> _Source excerpt_:

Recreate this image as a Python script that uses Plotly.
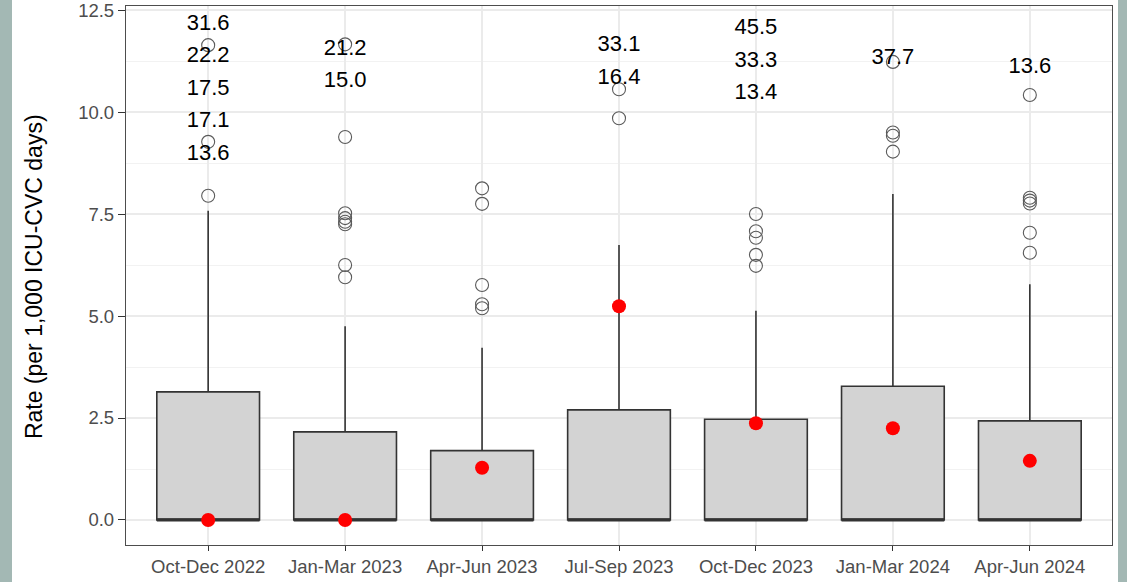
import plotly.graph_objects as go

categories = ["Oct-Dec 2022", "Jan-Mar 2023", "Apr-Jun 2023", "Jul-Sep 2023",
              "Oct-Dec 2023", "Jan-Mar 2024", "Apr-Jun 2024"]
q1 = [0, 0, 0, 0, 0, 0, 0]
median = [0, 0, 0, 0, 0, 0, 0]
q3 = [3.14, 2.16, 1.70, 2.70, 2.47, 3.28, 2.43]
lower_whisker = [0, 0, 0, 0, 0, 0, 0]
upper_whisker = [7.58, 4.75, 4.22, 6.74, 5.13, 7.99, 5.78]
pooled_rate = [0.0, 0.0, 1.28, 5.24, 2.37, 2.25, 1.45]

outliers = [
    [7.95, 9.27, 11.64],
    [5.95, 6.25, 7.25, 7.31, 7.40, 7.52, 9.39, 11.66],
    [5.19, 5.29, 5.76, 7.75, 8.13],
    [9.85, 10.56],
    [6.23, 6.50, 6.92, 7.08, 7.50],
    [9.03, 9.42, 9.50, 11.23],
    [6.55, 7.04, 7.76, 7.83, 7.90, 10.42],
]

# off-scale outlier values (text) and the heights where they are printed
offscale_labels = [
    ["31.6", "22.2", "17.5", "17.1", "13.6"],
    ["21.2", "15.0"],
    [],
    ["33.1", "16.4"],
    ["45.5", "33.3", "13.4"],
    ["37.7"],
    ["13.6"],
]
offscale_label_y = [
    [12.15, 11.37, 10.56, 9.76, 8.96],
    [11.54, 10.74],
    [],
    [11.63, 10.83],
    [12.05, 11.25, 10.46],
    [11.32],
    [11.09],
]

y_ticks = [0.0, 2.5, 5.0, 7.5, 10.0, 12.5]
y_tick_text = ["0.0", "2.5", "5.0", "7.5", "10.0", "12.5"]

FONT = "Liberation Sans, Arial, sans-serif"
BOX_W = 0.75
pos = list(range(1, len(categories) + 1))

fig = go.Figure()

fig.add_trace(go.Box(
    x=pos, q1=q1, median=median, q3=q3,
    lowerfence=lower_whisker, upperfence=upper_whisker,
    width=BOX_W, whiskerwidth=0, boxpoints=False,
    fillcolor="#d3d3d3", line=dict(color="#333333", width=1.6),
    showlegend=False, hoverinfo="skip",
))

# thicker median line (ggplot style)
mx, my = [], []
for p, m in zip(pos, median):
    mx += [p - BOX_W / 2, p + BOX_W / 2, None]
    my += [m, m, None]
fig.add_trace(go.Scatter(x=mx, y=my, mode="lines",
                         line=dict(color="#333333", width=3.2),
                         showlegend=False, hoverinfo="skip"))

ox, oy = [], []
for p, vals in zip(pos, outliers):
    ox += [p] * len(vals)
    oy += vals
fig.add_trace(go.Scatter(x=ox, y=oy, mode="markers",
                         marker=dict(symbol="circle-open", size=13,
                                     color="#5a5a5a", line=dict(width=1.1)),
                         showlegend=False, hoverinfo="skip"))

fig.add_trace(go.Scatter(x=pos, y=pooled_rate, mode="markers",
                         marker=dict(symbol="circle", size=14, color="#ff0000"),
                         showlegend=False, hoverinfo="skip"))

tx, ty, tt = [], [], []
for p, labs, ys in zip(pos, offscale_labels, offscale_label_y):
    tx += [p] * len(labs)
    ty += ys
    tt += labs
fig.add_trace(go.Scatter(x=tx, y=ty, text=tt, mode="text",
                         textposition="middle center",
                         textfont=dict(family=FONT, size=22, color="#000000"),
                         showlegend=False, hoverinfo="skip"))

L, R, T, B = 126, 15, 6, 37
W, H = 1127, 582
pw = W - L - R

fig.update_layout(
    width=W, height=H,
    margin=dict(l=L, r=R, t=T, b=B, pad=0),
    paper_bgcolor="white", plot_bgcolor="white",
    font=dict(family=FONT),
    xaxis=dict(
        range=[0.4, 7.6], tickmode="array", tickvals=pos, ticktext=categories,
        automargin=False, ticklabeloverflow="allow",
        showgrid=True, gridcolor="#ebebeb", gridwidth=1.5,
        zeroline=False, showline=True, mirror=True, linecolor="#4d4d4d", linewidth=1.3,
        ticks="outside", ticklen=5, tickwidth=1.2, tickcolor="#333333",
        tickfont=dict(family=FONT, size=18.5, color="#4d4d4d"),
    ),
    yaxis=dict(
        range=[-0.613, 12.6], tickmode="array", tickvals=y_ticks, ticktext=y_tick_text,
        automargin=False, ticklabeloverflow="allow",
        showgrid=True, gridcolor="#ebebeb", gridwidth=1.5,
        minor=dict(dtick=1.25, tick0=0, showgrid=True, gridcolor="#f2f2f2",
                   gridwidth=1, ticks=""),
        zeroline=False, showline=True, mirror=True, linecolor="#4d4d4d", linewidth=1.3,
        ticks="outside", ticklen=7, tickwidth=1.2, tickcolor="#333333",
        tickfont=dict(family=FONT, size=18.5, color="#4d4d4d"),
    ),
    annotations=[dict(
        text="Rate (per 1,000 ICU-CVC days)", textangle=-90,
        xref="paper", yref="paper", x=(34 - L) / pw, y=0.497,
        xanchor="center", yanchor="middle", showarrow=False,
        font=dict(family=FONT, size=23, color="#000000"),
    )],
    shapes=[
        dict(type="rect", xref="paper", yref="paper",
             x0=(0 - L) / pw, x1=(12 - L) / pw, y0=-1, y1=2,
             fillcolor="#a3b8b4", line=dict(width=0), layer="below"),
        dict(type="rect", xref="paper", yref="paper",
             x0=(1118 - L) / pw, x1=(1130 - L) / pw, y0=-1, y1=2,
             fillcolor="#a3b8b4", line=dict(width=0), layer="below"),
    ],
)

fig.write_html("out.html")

> _Request_: Skip the pictures and restate exactly the lines from the beginning of the listing to the line with "import plotly.graph_objects as go", that line included.

> _Solution_:
Recreate this image as a Python script that uses Plotly.
import plotly.graph_objects as go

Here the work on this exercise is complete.